Listed records start
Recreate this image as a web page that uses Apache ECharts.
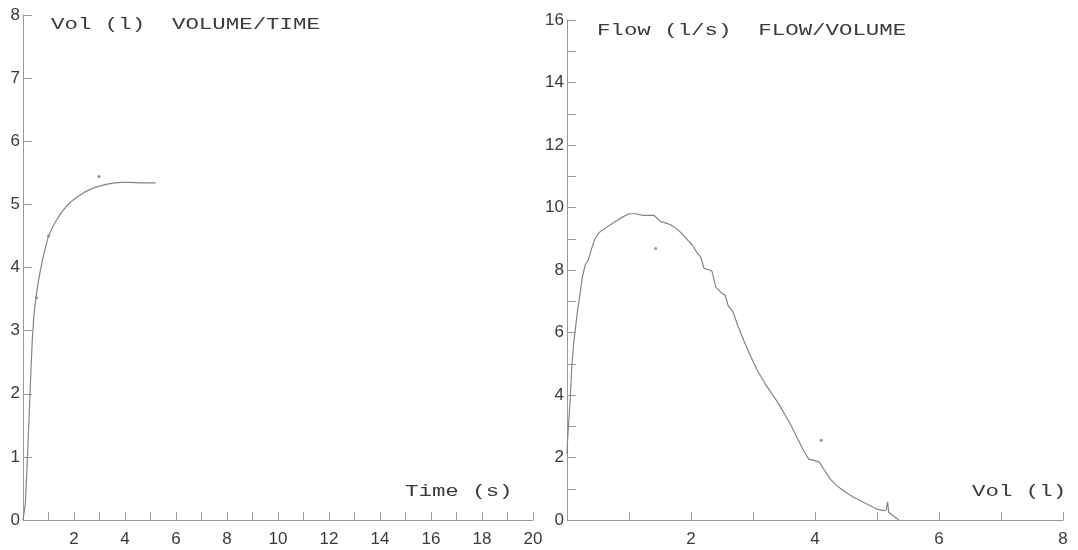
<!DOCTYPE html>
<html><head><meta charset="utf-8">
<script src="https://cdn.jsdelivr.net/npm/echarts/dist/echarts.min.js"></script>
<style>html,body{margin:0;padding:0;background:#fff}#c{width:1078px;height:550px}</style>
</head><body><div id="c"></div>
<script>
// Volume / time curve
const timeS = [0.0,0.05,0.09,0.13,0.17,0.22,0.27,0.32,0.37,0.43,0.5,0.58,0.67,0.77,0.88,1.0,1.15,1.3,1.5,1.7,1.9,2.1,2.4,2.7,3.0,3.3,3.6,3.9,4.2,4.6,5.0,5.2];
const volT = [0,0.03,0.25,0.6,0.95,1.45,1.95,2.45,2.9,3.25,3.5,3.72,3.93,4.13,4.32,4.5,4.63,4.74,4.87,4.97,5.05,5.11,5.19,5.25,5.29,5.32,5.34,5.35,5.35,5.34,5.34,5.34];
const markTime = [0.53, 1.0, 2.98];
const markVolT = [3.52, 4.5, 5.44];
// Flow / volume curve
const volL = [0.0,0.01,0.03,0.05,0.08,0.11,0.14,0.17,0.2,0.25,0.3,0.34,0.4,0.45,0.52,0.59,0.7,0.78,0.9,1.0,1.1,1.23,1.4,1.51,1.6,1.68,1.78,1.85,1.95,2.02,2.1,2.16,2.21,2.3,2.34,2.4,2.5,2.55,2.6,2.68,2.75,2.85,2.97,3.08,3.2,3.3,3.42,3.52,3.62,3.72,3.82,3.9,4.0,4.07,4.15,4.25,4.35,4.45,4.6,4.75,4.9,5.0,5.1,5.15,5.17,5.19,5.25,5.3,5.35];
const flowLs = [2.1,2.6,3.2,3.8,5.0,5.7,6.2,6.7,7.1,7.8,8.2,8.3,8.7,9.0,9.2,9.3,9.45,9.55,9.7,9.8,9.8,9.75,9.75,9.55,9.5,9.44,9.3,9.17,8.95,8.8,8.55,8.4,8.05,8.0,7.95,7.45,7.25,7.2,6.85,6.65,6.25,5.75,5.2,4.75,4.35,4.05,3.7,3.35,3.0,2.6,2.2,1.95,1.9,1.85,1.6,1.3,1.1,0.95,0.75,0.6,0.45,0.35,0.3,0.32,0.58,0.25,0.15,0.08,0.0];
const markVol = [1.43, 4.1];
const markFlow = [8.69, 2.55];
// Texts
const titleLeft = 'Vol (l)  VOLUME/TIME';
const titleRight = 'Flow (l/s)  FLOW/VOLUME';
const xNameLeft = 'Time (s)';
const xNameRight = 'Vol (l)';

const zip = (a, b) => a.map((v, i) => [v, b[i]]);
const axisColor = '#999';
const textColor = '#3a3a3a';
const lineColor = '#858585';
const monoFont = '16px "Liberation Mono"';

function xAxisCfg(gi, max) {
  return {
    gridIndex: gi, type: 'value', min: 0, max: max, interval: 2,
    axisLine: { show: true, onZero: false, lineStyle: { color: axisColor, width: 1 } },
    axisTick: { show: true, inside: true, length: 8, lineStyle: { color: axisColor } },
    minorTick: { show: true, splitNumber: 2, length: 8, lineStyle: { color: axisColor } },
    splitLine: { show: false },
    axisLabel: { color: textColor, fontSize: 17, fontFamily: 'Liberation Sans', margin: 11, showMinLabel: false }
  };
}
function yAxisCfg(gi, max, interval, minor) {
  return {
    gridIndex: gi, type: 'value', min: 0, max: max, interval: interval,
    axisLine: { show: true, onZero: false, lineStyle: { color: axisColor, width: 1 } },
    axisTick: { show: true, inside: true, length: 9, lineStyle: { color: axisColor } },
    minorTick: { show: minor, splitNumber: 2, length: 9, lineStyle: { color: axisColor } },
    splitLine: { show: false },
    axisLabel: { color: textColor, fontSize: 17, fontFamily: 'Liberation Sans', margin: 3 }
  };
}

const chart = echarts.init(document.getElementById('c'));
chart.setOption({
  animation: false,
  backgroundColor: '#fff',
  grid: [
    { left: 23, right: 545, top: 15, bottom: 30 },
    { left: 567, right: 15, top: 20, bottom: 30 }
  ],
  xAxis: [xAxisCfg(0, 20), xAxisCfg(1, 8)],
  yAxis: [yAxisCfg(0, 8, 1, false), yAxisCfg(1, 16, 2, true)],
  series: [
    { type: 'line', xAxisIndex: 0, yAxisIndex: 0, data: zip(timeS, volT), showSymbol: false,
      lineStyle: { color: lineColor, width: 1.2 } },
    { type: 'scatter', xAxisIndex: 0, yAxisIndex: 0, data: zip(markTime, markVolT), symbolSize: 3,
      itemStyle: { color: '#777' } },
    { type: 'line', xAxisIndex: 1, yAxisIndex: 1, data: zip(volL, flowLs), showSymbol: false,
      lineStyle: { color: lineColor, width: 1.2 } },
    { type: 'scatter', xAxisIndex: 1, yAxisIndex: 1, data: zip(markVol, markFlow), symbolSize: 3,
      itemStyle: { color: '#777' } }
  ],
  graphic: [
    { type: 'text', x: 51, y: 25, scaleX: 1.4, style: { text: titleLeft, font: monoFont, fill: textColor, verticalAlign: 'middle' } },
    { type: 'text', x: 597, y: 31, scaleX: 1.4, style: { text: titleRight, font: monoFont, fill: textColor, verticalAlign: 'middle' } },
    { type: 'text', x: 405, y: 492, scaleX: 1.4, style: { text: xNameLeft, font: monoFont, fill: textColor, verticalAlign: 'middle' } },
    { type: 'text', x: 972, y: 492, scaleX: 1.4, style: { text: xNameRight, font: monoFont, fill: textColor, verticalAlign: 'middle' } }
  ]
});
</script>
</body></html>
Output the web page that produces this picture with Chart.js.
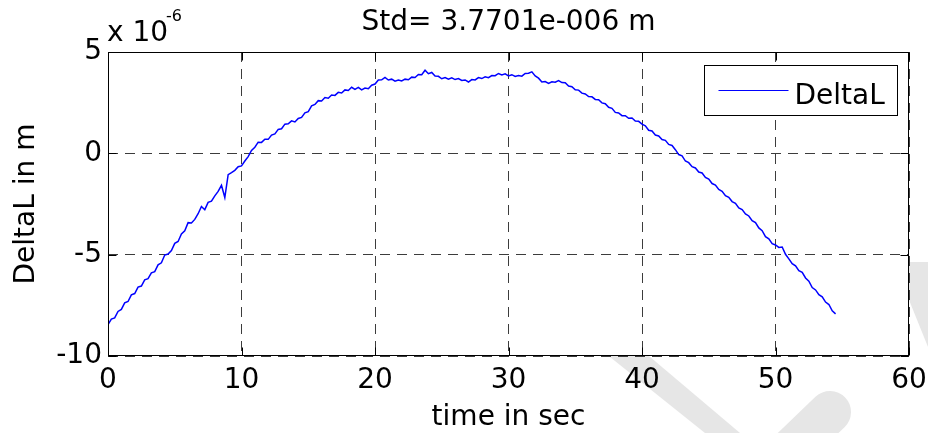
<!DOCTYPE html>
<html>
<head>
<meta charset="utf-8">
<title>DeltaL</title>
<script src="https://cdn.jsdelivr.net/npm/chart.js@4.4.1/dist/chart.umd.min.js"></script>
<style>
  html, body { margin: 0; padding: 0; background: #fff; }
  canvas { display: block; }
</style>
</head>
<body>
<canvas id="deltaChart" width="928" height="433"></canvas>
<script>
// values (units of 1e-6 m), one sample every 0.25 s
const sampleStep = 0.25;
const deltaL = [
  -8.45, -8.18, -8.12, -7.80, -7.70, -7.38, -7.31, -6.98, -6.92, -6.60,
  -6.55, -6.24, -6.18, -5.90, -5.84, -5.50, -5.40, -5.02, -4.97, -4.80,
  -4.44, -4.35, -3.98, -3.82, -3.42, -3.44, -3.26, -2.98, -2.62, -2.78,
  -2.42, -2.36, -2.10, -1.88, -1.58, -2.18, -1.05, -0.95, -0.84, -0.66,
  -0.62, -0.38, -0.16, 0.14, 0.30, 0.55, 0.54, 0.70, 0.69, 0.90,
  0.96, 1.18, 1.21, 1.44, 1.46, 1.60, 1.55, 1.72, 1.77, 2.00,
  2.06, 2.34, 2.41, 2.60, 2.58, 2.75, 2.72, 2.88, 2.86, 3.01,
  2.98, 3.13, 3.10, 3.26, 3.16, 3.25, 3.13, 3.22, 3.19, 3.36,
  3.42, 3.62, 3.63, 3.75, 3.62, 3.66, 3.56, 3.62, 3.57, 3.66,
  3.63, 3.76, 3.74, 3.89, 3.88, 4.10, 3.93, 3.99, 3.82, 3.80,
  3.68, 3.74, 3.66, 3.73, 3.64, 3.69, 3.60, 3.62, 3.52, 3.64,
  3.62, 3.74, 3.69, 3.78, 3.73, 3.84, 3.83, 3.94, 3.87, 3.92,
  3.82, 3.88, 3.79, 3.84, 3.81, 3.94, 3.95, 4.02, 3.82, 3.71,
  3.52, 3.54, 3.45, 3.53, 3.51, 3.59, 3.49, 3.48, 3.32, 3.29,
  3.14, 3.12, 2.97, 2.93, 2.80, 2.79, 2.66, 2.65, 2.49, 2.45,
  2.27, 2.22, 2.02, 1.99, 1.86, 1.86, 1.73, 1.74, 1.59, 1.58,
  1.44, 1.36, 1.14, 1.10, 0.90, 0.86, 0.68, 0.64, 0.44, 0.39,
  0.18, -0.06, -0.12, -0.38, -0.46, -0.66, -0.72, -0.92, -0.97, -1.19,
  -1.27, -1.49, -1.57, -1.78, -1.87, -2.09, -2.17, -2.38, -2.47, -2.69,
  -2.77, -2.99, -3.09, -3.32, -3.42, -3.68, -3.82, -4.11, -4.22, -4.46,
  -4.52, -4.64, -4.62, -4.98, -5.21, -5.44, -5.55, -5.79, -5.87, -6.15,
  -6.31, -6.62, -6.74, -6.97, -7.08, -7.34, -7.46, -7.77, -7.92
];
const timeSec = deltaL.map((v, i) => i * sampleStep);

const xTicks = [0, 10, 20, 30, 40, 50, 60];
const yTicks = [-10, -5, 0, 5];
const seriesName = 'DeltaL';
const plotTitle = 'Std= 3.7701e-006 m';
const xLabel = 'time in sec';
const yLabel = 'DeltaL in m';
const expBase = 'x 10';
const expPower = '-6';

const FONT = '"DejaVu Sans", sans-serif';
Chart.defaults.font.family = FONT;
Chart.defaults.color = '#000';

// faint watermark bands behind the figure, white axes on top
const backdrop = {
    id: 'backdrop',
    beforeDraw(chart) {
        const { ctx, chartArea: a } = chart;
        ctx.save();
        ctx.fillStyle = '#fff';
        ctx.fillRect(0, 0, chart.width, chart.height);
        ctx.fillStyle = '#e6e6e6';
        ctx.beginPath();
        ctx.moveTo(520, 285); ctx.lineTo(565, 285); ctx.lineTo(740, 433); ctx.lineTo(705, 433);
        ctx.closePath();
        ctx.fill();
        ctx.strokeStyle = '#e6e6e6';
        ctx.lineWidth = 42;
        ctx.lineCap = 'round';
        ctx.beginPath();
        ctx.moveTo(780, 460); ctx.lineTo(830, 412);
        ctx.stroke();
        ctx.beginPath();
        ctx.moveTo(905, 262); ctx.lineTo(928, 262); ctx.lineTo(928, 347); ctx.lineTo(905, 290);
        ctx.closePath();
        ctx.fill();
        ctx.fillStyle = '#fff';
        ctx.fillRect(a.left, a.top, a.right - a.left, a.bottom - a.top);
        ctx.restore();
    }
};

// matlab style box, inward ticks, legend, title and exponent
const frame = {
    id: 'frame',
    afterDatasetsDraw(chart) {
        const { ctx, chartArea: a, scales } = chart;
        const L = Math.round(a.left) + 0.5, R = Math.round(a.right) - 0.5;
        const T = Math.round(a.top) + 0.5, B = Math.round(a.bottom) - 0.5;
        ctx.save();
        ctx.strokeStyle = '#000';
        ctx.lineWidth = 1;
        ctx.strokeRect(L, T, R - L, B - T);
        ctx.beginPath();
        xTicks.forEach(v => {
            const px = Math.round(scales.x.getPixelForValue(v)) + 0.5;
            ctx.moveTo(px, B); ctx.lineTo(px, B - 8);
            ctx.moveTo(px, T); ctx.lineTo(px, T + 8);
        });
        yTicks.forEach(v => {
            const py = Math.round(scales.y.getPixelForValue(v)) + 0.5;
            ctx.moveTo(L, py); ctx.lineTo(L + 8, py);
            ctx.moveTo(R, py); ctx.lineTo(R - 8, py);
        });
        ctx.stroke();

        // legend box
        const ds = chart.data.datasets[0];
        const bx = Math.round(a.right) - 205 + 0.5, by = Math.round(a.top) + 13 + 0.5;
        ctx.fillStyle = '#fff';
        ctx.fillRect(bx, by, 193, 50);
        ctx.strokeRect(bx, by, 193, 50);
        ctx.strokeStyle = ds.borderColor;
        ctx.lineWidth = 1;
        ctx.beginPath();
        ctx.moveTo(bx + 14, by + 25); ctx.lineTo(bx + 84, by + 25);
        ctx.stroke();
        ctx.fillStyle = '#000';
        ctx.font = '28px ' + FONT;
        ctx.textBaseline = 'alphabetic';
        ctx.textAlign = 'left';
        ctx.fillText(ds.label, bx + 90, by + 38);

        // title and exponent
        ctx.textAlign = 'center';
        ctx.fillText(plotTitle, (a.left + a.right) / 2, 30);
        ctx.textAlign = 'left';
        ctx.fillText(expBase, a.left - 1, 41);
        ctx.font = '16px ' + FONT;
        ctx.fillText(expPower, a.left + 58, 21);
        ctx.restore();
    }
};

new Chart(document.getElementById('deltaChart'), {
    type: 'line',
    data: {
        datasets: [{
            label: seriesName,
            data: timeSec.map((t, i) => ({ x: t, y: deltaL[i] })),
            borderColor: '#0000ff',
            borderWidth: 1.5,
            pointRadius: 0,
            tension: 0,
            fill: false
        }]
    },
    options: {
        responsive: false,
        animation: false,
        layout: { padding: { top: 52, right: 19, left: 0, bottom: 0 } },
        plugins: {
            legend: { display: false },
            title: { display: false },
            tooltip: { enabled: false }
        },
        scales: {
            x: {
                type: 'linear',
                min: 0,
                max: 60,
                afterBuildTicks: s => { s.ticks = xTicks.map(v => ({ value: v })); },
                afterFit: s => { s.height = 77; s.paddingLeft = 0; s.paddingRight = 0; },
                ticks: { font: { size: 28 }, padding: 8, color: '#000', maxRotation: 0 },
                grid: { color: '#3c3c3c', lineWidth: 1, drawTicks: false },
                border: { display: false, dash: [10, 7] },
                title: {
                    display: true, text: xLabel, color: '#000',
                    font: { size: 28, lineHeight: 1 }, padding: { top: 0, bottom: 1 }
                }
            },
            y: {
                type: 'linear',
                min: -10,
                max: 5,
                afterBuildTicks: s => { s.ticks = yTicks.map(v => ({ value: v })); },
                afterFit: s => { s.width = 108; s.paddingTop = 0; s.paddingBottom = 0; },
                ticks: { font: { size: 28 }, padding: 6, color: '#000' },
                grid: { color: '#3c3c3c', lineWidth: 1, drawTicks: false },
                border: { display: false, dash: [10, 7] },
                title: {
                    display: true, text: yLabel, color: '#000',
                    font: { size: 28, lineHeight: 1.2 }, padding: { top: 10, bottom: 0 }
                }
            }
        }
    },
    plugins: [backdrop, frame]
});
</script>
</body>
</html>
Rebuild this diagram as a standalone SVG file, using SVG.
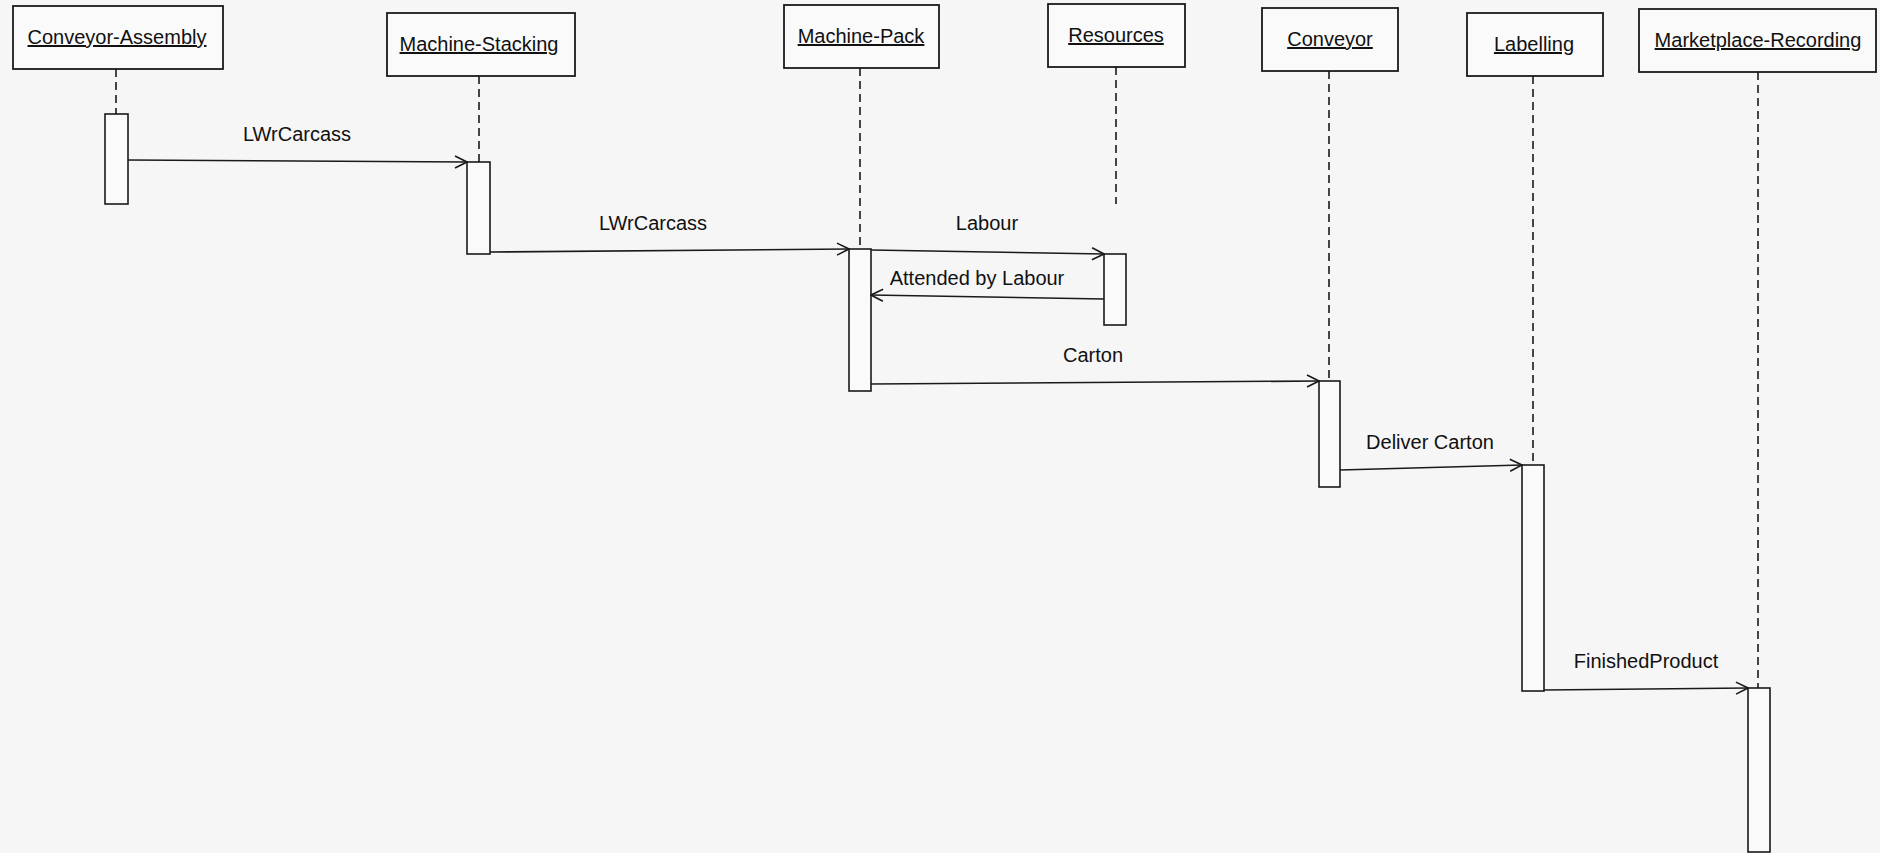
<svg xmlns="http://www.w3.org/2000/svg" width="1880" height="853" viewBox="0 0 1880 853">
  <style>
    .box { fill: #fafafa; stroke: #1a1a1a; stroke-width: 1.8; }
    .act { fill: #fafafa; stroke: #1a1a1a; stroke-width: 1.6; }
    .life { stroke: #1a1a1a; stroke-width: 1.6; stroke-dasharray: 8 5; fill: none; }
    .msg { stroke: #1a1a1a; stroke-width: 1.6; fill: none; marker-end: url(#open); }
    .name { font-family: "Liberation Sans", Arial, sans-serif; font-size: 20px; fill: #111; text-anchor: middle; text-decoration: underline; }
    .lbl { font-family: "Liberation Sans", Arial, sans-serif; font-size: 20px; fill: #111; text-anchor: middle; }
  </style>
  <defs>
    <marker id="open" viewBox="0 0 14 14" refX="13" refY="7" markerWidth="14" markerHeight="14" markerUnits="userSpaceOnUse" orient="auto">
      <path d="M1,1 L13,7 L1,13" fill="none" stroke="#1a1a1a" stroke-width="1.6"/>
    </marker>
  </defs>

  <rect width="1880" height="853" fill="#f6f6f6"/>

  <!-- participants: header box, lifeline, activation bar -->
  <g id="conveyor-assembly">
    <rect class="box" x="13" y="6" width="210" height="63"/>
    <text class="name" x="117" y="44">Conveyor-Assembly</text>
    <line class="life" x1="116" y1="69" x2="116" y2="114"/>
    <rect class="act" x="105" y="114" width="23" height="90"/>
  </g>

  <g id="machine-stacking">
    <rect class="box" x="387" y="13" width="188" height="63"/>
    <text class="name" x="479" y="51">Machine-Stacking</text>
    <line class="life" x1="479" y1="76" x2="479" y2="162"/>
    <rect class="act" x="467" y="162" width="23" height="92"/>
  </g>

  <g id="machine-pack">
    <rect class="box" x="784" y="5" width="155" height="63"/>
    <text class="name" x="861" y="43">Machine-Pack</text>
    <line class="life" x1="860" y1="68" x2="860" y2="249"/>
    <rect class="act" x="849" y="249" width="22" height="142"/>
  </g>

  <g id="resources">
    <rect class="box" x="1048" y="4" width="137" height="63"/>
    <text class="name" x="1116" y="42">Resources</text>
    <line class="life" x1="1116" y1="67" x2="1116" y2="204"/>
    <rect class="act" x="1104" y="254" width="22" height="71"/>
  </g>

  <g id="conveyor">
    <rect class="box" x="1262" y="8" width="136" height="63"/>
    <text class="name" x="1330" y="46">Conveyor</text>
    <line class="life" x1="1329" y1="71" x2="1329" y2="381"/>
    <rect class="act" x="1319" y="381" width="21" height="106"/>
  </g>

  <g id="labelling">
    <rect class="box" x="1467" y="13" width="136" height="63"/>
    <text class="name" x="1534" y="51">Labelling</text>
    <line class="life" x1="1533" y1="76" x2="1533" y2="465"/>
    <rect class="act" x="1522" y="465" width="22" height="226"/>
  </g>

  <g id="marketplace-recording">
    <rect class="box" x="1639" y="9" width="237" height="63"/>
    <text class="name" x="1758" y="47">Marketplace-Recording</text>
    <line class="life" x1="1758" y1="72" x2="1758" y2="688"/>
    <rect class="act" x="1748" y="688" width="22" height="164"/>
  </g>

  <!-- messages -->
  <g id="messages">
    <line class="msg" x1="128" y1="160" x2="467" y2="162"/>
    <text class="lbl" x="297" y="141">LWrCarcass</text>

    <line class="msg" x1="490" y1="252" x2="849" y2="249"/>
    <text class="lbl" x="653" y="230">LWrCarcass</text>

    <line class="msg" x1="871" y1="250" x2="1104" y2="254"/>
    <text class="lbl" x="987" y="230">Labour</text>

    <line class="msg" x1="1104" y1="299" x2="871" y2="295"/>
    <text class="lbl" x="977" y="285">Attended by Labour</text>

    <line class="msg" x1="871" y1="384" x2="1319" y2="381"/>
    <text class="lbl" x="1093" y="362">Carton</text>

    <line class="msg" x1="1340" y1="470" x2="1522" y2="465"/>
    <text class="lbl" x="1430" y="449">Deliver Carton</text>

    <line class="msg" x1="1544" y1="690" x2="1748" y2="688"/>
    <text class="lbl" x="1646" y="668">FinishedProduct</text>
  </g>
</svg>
Listed records end
**Exercise aim**
From the data above, pick out each line containing "picture" and copy it.

**Written reply**
Output the web page that produces this picture with Chart.js.

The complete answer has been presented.